Sophomore Arianna Ruiz says she isn’t a big fan of distance learning and is fond of school more.

“I need people around me in order to motivate me to work, but it’s a good solution to the problems we are facing,” said Ruiz. “I think the first week I definitely did better at keeping on top of my work but so far things are going good.”

Although Ruiz does not enjoy distance learning much there are a few things she likes about it.

“I get to choose what I want to work on at which time and can take breaks whenever,” said Ruiz.

Three sculpture pieces that were created from home during distance learning./Courtesy • Julia Topholm, Hannah Toth, Mick Coleman, Dharma Fifield
Three sculpture pieces that were created from home during distance learning./Courtesy • Julia Topholm, Hannah Toth, Mick Coleman, Dharma Fifield

Ruben Garcia, a freshman has found online learning a difficult transition from working at school. 

“I’ve handled it pretty well,” said Garcia. “It’s frustrating at times trying to understand what teachers are asking us and exactly what we have to learn but once you get the hang of what you’re learning it’s simple. It gets distracting being at home and doing work at the same time.” 

Garcia would rather go to school than online because of the environment, the people he is surrounded by and the learning. 

“Personally going to actual school is way better,” said Garcia. “Having an actual teacher to teach a lesson is way easier to understand than just assigning an assignment on google classroom. And we get to see our friends when we go to actual school.”

Garcia explains one thing he likes about distance learning.

“Starting work when I want and doing it at my own pace is nice. I enjoy being able to have some free time in between my work,” said Garcia.

Teachers are doing all the work online and although some methods are similar some teachers are doing things very differently, it just depends on the teachers and the subject. 

Julia Topholm the sculpture teacher is having her students create projects with the items that they have at home. She is keeping in contact with them through Google Classroom, emails and providing packets that they can pick up at the main office, phone calls, and zoom meetings for demo instructions. 

Distance learning can be a huge learning curve and can take a little getting used to but everyone is doing what needs to be done to keep us all safe.
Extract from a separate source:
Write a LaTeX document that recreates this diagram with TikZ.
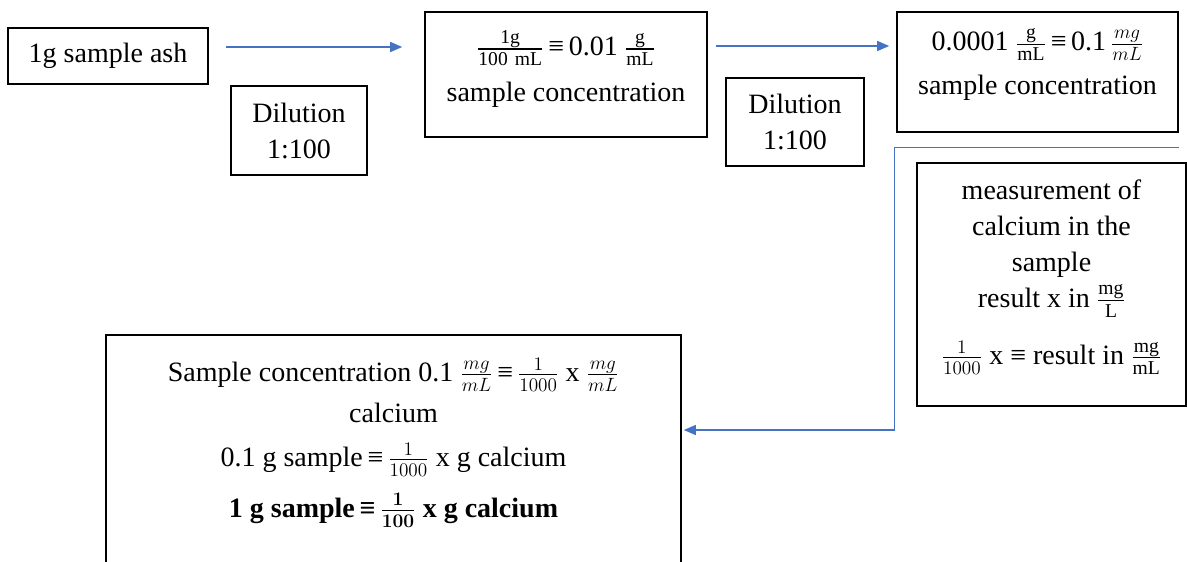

The transition for the Art students has been hard. 

“The challenges have been adjusting project plans to allow students to be creative at home and work with the supplies they have at home,” said Topholm.

In order for distance learning to be successful communication is crucial. Topholm explains the methods she has been using to keep in contact with her students. 
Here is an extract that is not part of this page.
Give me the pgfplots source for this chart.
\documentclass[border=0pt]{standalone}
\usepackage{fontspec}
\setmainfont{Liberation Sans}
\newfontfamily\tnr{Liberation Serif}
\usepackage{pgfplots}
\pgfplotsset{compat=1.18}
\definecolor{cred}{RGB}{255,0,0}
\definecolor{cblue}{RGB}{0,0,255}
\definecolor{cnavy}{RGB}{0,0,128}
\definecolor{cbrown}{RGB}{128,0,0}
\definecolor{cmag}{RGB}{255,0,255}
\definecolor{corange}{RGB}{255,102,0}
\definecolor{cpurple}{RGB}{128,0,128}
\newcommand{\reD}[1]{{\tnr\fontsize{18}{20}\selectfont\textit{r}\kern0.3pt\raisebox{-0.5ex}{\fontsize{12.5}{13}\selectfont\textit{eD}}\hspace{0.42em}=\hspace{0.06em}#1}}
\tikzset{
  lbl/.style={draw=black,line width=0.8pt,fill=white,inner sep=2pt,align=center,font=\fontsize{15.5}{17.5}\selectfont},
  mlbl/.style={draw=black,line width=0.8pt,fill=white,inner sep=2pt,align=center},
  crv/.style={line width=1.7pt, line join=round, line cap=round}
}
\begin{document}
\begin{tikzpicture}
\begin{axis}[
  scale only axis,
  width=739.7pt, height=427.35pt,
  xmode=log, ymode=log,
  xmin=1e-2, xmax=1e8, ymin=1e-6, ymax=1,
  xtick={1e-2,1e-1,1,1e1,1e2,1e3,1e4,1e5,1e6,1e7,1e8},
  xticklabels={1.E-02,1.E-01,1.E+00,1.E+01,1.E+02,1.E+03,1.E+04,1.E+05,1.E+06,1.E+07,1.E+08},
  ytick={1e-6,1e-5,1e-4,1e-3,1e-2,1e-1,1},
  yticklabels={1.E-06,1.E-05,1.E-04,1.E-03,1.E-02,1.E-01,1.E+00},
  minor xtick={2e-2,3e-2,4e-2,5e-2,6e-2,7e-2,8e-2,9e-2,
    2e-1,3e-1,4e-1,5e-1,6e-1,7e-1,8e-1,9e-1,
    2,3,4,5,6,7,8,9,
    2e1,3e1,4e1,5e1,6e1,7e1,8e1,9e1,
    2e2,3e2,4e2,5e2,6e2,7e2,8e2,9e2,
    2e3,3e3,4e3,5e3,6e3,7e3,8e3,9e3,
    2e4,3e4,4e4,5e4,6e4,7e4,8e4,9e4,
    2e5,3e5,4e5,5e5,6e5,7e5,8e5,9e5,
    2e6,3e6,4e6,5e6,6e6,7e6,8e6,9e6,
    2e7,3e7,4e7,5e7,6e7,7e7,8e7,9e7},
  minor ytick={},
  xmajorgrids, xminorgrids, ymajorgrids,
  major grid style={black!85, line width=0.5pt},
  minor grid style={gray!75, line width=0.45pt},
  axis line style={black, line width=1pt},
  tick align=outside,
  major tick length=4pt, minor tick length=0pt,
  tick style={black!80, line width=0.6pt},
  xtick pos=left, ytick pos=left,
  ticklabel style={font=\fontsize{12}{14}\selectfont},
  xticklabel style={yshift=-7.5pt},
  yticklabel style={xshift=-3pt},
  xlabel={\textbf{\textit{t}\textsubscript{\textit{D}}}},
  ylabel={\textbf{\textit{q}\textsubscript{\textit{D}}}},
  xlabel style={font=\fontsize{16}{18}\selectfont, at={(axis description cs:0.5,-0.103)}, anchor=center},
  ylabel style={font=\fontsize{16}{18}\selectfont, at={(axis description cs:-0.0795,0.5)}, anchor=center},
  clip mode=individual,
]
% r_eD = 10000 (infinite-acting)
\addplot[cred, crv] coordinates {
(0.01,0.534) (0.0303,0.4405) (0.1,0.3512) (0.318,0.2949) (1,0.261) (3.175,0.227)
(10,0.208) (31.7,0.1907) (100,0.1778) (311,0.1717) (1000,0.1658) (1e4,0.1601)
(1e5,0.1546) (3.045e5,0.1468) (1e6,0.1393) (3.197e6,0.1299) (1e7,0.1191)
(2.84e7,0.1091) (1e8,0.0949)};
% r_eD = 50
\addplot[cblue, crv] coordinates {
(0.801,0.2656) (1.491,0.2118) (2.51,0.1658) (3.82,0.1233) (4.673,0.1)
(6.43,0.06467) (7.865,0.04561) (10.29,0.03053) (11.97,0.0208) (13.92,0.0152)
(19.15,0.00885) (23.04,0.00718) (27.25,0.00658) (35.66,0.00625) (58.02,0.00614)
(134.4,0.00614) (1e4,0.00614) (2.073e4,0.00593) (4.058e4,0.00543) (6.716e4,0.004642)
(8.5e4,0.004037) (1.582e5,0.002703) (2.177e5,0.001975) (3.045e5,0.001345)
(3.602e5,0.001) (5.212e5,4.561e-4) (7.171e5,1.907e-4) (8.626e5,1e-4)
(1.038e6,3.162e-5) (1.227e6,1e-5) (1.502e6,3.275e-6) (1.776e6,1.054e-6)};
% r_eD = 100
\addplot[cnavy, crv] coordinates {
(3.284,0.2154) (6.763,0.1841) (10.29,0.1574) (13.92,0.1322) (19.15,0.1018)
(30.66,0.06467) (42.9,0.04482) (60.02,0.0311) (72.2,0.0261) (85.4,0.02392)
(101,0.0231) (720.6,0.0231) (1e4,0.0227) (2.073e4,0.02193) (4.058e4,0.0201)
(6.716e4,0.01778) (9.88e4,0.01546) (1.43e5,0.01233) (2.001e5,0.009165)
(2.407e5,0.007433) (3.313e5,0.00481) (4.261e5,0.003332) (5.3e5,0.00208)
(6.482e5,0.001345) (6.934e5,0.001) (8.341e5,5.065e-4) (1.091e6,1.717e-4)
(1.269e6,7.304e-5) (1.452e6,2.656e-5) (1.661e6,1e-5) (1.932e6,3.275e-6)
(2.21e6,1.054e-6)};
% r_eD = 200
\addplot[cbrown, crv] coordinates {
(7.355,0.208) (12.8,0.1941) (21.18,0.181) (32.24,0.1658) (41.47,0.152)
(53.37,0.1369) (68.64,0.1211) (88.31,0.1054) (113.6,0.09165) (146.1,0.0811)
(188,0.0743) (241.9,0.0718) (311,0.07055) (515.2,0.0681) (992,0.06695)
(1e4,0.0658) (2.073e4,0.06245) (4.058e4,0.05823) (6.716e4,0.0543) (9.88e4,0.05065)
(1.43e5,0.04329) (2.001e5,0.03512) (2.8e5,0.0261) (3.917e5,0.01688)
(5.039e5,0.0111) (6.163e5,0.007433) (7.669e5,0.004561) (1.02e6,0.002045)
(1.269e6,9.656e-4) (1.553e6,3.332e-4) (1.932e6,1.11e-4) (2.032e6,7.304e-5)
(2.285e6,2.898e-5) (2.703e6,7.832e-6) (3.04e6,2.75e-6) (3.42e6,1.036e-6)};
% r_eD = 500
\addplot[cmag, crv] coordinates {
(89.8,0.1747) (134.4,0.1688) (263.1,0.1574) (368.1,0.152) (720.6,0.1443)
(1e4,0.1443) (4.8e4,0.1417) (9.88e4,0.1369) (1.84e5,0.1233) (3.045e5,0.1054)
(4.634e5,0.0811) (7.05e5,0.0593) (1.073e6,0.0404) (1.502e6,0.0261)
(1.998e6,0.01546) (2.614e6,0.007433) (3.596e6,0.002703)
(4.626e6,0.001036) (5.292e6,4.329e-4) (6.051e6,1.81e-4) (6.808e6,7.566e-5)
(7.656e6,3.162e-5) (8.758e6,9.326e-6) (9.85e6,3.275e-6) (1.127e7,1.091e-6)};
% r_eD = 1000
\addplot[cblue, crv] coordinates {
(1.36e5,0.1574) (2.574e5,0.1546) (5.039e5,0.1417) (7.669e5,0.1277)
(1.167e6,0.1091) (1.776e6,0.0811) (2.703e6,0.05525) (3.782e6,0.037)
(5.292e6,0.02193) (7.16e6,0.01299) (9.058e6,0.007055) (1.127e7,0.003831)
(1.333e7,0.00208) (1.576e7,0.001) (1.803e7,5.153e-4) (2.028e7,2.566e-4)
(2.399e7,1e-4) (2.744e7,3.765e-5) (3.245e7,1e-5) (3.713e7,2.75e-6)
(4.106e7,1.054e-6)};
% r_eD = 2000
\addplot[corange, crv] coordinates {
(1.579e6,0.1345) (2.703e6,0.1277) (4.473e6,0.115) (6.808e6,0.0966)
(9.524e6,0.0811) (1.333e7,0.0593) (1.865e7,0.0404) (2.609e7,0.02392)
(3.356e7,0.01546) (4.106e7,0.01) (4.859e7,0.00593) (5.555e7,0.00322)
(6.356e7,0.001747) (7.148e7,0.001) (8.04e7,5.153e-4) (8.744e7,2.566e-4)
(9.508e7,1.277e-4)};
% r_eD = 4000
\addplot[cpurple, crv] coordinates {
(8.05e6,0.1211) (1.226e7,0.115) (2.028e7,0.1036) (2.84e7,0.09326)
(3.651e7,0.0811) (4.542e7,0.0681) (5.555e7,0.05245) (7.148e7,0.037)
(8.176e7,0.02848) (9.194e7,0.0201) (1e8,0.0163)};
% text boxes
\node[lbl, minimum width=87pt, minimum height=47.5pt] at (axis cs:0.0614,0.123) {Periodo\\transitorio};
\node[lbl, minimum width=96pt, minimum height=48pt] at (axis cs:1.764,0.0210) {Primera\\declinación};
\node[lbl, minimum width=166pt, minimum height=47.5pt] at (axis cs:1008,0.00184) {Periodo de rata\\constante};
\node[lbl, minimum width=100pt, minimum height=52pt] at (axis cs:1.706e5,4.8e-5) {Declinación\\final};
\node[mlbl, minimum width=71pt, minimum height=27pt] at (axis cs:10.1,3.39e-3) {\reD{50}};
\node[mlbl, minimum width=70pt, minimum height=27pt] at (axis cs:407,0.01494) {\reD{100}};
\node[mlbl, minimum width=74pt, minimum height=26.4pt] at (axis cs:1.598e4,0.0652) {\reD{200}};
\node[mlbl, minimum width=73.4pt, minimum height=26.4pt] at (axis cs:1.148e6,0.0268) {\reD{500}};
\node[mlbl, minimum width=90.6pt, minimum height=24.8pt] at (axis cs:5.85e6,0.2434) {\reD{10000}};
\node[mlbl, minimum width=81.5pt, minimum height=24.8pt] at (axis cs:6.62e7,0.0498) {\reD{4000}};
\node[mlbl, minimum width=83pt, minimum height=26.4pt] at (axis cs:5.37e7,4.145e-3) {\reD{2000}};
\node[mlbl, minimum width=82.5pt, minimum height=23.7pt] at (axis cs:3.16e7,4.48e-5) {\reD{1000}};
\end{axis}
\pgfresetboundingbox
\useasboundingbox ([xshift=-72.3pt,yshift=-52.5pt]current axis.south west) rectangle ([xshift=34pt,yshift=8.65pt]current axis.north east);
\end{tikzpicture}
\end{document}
”Contact methods that have been successful for me have been emails and providing the hard copy packets, as well as phone calls,” said Topholm. “I have used Zoom for meeting purposes but I am still working on possible use for demo instruction.”
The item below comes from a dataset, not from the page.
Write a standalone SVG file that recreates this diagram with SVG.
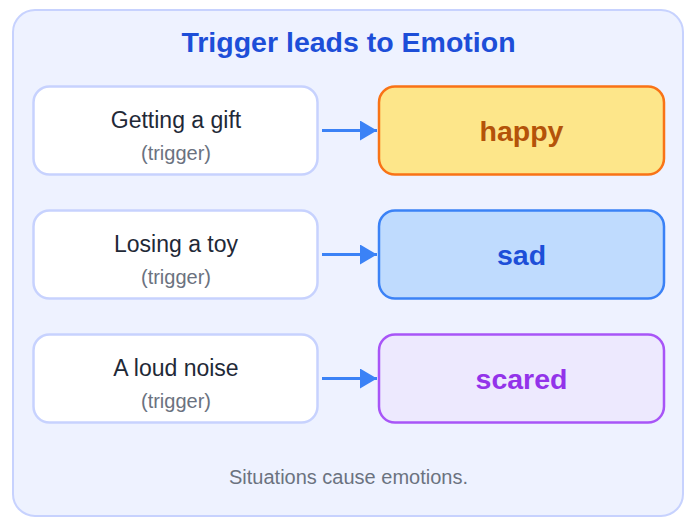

Mrs. Holly Meyer and Mrs. Jennifer Partee are both English teachers that handled the transition fairly well. They established their students on Google Classroom before all of this happened so they were familiar with long-distance learning as well as their students. 

”Many students have transitioned into distance learning fairly smoothly, but it is difficult when there are a number of students who don’t have access to a computer or the internet at their homes,” said Meyer. “Though we have packets available for the students to pick up and drop off.”

Arianna Ruiz working on her Ecology project in Google Docs./Courtesy • Arianna Ruiz
Arianna Ruiz working on her Ecology project in Google Docs./Courtesy • Arianna Ruiz

For any of her students that have questions and concerns Mrs. Meyer and Mrs. Partee are having weekly zoom meetings with their students for a chance to ask questions about the assignments. She has also been answering questions through email as well as sending reminders. 

Meyer describes some of the benefits that come with distance learning and how it teaches students to be self-disciplined.

”This also forces students to create schedules and strict deadlines that they must follow in order to get their work completed on time,” said Meyer. “In fact, it seems like many students are learning a lot about the self-discipline that is required to follow schedules and force themselves to work from home.